* To do
Scan the data for lines with "that" and report the count by itself.

* Listing
+++++
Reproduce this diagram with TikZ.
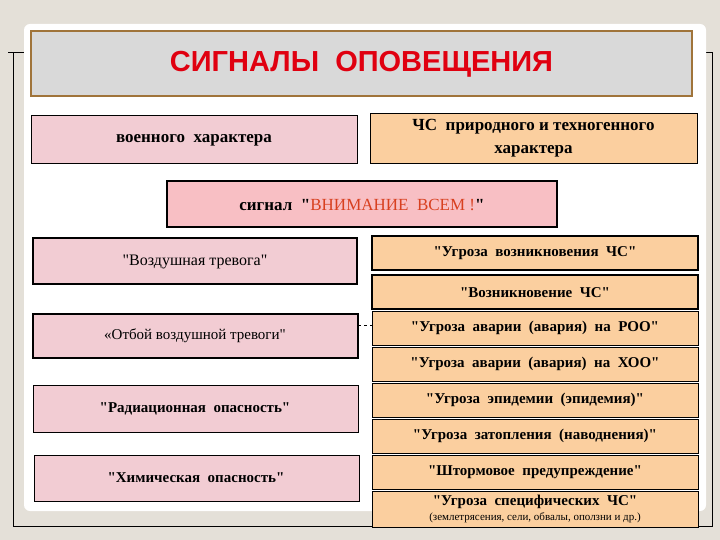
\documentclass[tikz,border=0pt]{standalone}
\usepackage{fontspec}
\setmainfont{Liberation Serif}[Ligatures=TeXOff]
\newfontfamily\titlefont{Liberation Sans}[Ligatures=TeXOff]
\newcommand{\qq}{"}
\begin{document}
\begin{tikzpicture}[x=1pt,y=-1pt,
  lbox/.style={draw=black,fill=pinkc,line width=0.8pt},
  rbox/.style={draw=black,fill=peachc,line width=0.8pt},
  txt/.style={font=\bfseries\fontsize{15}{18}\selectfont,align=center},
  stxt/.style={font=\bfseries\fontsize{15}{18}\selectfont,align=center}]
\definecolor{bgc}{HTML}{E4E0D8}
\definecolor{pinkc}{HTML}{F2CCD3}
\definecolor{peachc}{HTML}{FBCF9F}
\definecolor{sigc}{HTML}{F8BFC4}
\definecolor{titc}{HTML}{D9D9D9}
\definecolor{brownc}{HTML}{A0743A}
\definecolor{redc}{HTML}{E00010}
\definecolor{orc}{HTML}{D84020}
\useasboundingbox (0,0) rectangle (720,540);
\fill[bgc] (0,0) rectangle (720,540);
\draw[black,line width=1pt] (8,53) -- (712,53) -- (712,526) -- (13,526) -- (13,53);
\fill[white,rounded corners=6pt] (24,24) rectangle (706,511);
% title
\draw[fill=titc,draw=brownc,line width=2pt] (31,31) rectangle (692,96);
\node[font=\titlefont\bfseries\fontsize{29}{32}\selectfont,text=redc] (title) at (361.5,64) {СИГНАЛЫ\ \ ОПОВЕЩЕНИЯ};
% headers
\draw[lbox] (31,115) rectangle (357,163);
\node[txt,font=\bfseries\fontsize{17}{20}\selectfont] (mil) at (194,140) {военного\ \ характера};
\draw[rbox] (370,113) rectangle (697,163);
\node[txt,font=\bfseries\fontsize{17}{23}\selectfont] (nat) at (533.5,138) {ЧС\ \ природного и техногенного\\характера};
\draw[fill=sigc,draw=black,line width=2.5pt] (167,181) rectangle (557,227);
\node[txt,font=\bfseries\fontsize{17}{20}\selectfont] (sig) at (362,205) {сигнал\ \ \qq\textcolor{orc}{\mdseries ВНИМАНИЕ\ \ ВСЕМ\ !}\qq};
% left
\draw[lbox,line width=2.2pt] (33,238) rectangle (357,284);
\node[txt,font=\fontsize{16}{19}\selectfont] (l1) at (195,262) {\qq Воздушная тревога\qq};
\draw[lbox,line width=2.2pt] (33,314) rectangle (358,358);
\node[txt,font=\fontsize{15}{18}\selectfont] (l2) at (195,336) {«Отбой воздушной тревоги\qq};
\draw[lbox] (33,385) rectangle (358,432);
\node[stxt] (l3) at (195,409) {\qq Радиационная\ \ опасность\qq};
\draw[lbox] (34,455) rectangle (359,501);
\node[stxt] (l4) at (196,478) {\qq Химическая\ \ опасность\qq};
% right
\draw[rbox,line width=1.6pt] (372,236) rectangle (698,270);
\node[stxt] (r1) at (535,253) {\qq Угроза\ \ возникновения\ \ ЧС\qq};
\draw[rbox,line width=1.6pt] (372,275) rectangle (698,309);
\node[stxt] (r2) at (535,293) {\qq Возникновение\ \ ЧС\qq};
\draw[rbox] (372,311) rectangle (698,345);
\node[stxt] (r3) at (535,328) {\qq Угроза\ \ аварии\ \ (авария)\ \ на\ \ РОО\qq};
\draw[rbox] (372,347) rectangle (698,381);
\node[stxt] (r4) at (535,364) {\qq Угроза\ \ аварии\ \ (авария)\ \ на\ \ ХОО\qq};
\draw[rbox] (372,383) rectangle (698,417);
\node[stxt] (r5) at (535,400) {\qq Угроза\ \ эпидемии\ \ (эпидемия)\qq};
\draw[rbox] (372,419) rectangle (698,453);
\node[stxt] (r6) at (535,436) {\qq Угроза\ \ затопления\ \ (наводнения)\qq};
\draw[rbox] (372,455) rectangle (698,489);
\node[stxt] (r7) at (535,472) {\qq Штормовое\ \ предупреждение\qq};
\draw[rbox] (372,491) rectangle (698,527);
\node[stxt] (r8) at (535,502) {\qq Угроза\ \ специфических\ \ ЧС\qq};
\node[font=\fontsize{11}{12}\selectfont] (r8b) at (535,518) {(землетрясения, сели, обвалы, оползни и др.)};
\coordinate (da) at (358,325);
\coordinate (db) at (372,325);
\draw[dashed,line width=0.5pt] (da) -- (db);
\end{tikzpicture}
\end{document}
+++++
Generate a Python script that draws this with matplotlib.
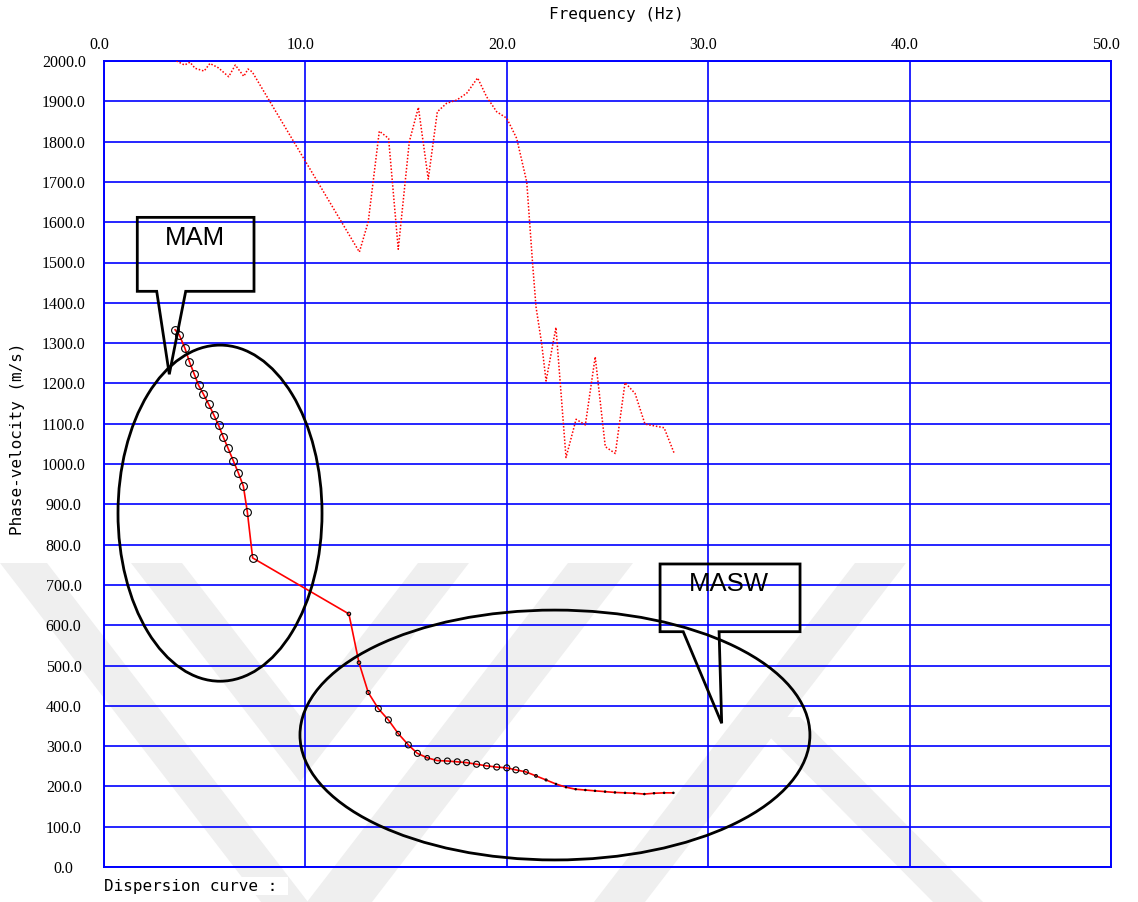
+++++
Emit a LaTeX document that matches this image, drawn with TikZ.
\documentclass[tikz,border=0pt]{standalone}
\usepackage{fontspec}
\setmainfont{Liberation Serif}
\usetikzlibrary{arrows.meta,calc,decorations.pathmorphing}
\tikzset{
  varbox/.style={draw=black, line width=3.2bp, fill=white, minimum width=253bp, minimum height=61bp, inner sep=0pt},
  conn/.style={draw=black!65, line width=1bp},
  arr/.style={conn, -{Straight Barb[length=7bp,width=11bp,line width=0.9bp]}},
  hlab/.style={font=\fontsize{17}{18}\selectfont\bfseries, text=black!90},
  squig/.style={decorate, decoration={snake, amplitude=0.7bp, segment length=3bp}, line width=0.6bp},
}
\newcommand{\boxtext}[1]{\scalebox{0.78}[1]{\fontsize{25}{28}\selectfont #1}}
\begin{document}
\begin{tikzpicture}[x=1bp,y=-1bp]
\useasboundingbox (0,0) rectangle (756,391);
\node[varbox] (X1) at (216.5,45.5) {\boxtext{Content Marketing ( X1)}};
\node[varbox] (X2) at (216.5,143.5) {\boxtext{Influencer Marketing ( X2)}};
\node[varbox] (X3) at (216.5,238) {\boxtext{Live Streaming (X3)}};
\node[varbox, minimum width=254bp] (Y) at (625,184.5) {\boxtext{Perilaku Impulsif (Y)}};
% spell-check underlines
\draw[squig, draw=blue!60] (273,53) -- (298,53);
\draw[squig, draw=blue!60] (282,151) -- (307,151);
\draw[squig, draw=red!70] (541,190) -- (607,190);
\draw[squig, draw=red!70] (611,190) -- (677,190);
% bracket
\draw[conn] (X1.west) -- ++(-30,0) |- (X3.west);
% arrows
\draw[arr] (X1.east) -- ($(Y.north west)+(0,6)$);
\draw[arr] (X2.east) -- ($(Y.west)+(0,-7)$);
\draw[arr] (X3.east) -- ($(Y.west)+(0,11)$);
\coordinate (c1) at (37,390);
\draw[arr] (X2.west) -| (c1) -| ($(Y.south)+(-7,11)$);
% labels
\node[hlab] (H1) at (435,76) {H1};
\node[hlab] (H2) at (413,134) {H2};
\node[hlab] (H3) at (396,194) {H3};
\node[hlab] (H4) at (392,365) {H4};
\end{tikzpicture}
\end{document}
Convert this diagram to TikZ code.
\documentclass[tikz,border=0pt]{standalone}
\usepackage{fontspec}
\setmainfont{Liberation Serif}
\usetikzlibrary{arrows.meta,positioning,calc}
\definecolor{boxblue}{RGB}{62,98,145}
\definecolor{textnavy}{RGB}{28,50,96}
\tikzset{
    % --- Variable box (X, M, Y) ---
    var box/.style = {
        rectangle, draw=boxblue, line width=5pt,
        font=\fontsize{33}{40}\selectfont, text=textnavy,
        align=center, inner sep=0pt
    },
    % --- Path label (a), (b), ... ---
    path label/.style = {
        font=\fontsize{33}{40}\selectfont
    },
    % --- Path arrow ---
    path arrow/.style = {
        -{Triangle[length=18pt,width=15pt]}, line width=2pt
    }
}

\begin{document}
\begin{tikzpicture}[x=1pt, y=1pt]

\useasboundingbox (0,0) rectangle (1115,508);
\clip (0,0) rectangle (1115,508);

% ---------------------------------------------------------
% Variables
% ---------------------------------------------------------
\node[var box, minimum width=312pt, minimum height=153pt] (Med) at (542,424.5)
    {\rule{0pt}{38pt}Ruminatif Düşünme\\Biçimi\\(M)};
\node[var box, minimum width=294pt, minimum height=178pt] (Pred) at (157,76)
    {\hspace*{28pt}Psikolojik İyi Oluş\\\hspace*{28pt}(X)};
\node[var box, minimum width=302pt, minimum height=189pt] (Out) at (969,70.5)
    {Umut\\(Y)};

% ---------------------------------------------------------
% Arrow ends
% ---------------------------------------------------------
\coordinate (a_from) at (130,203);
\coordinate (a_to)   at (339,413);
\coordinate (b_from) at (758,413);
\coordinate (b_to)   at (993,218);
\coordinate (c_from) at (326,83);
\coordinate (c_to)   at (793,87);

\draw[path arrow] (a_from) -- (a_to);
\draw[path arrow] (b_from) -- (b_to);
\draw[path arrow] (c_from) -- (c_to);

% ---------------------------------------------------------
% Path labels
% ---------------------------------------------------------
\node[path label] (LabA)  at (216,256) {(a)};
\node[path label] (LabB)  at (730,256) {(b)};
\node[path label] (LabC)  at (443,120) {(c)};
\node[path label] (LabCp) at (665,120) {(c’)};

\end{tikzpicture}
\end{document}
+++++
* Finished task
2